PROBLEM STATEMENT:
Below are some records; work out how many of their lines contain "that" and give the number only.

DATASET ENTRIES:
⟨

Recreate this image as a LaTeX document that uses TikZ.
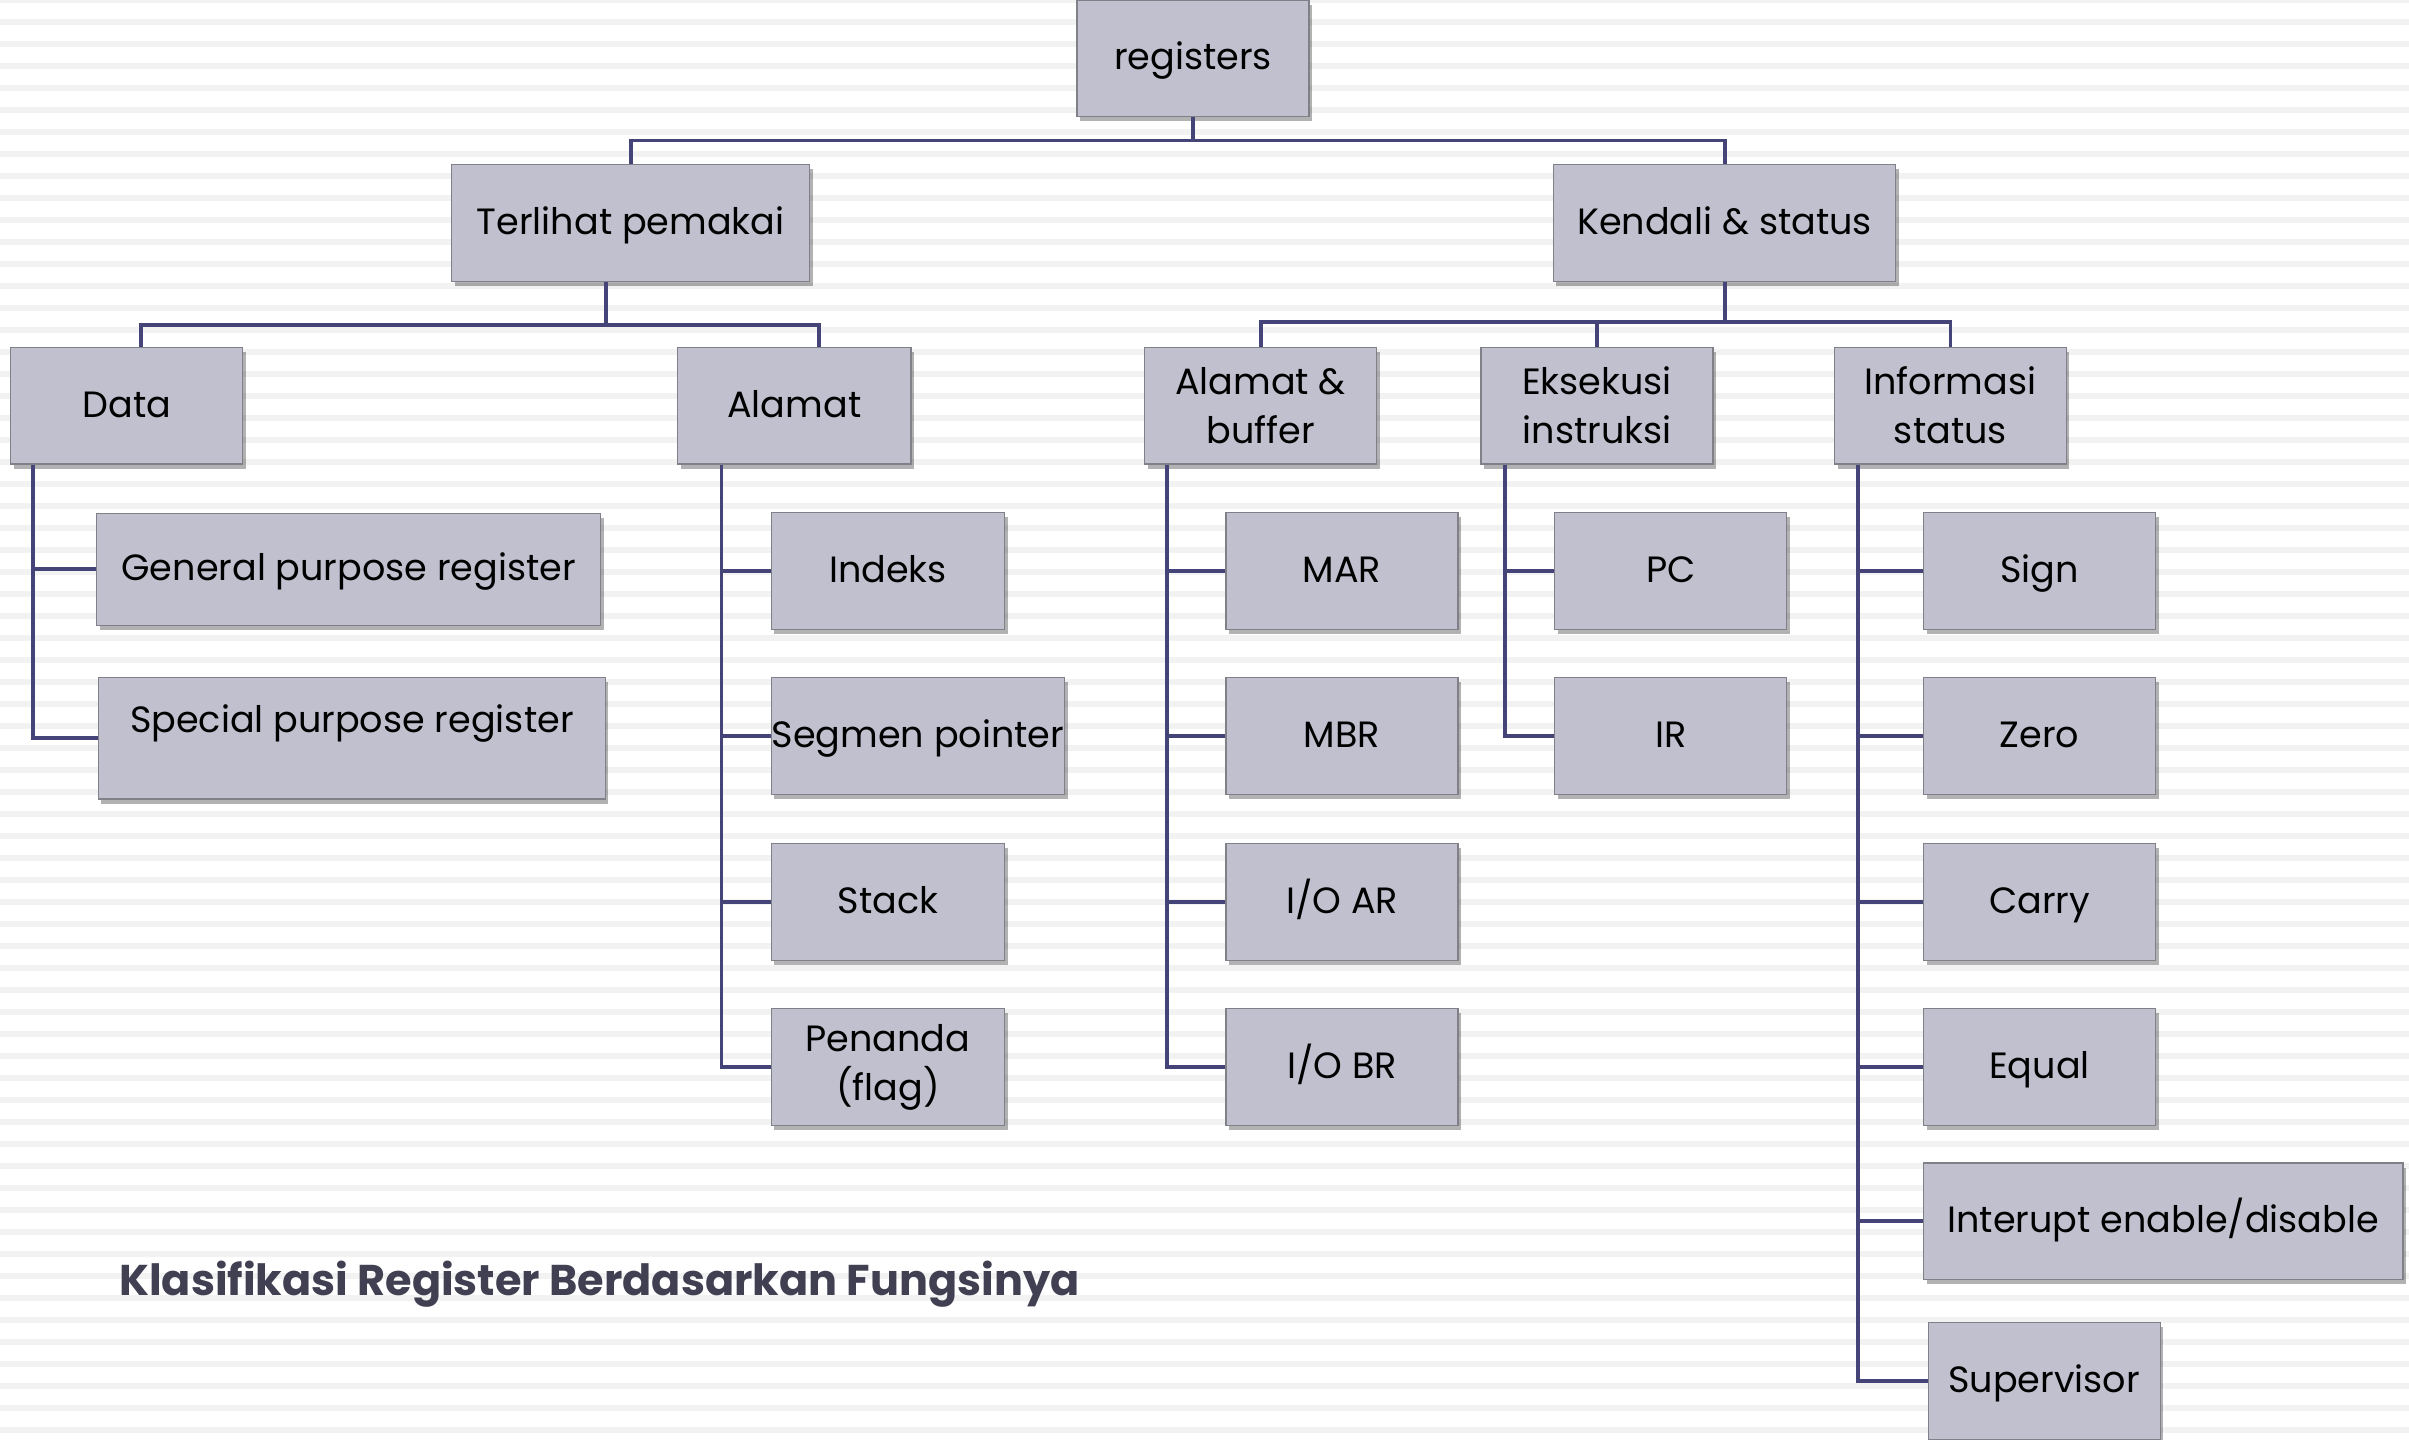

⟩
⟨

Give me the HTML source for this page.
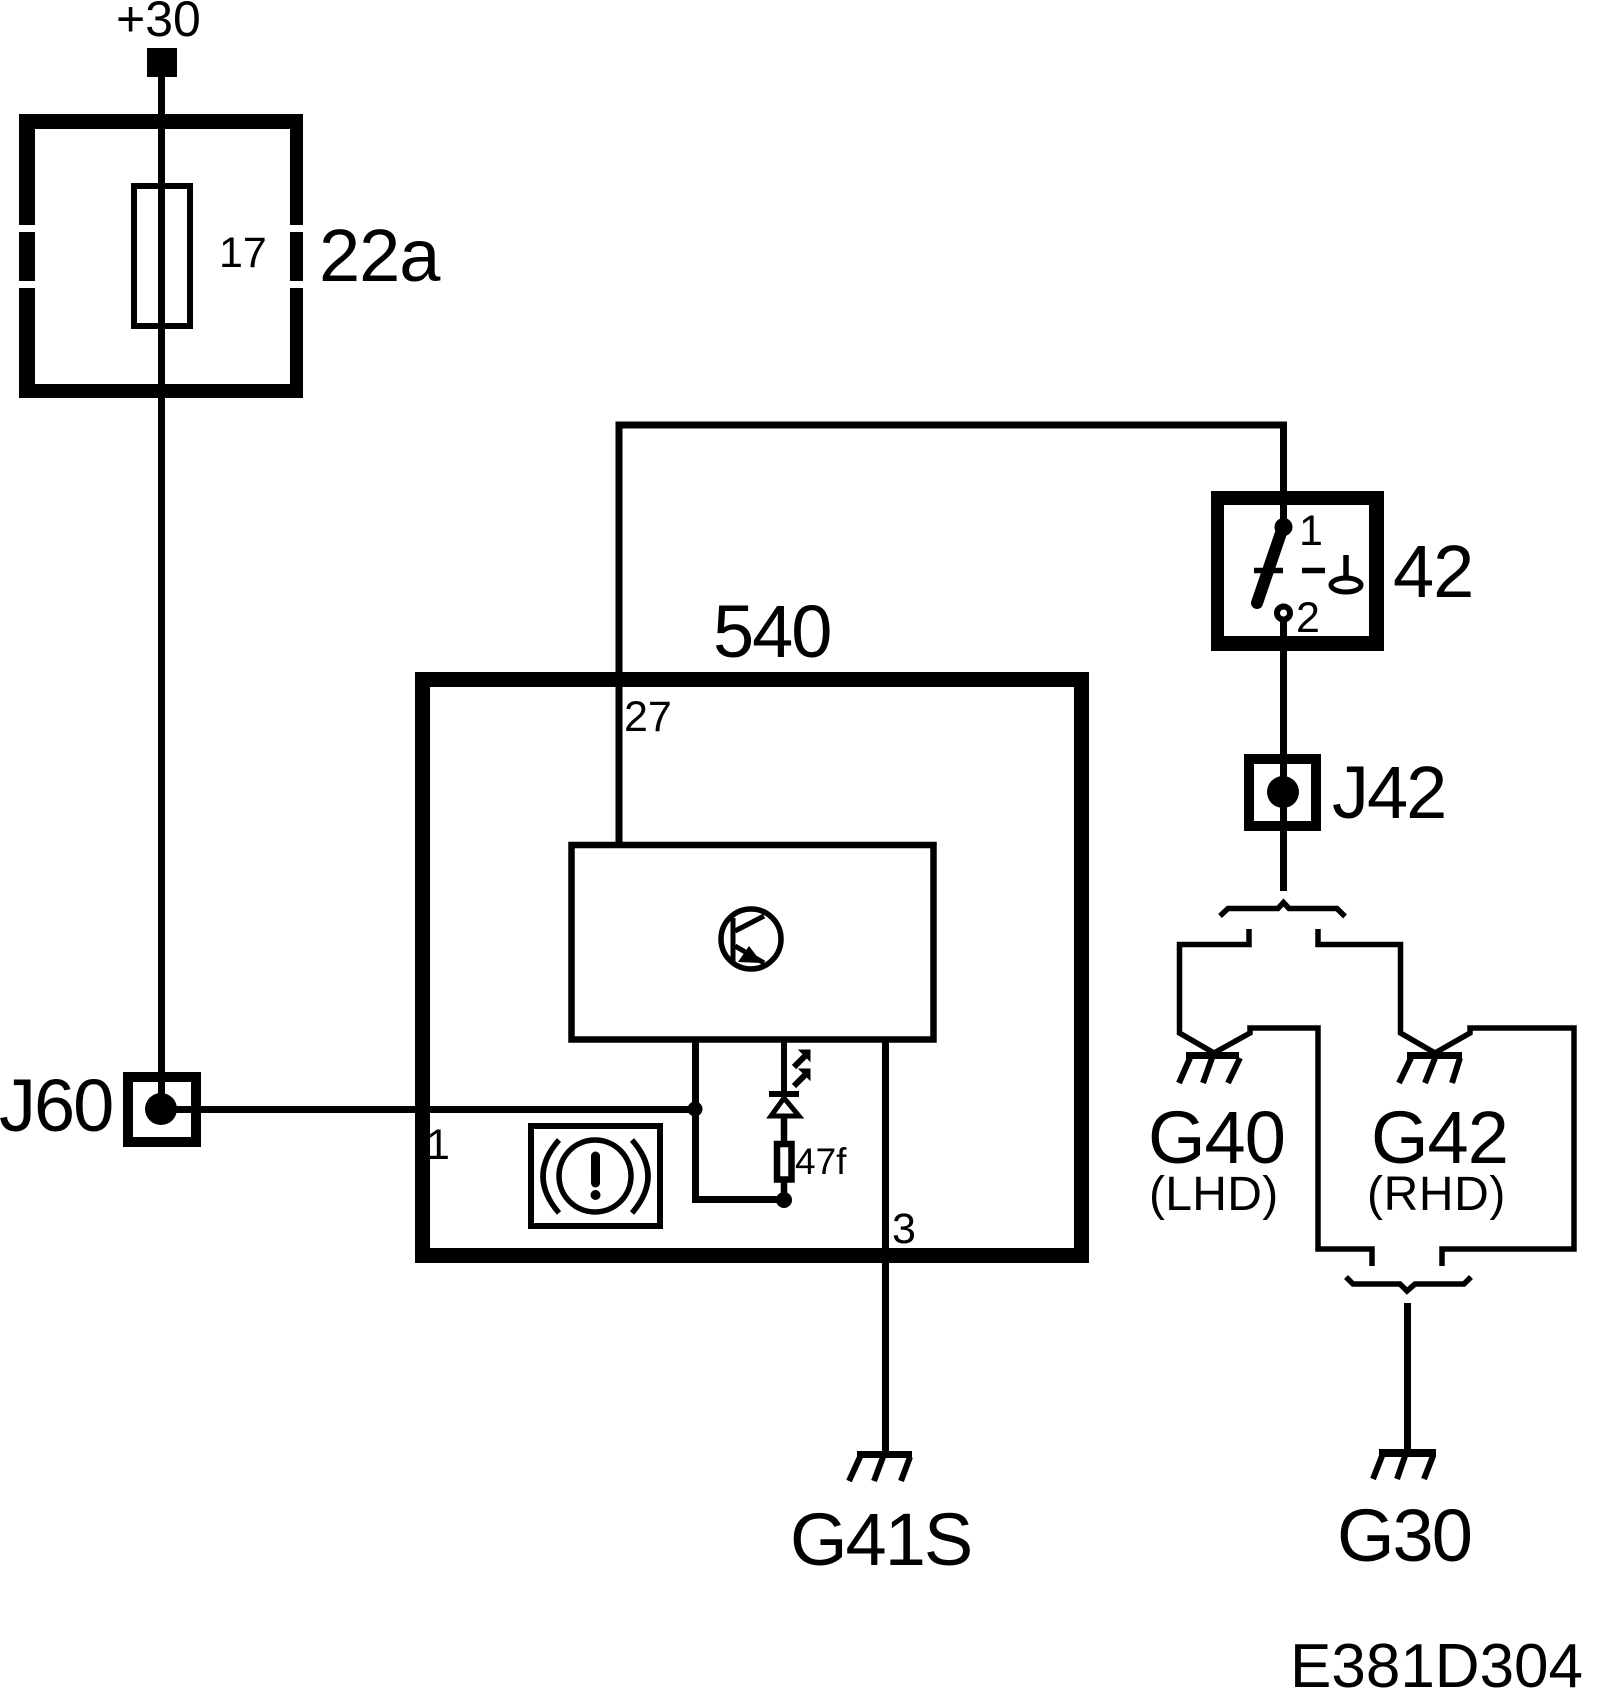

⟩
⟨

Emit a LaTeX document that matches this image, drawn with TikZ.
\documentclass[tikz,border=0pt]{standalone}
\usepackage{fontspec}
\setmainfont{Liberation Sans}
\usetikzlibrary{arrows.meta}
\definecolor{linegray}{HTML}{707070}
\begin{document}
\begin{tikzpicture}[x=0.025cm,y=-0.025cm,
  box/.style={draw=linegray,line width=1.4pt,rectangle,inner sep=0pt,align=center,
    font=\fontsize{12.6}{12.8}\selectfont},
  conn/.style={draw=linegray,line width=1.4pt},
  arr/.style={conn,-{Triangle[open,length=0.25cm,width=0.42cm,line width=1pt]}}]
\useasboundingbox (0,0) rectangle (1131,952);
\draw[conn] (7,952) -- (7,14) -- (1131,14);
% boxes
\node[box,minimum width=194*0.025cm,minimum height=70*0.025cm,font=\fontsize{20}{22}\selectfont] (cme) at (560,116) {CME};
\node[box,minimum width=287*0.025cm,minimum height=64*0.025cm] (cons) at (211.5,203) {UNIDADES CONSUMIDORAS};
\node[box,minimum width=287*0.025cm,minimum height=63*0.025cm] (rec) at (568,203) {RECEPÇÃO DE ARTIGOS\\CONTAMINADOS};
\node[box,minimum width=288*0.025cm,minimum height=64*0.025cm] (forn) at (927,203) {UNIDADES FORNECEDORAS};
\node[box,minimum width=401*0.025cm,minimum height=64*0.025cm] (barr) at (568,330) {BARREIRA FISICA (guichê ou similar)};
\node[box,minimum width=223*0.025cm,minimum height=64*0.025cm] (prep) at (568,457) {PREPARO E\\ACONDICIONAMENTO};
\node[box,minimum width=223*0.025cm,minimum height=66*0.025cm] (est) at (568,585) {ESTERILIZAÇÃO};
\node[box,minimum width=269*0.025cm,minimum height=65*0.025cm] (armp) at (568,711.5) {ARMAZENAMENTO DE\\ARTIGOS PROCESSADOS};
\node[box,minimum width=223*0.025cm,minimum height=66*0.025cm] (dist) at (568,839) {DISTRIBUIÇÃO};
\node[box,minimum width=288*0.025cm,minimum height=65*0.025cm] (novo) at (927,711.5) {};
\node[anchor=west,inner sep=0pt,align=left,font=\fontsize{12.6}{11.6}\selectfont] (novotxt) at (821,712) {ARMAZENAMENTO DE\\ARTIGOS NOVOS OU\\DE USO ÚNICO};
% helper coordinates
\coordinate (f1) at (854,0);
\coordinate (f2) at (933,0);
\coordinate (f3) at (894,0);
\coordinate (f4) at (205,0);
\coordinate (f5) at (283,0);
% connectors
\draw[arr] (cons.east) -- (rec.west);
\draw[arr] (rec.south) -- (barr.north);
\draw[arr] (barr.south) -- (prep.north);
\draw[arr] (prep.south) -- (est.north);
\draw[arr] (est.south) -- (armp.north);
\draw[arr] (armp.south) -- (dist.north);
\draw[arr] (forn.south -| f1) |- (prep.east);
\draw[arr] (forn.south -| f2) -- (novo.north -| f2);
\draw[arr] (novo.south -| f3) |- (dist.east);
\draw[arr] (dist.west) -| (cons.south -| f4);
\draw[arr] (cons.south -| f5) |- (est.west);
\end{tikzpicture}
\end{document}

⟩

SOLUTION TO THE PROBLEM:
2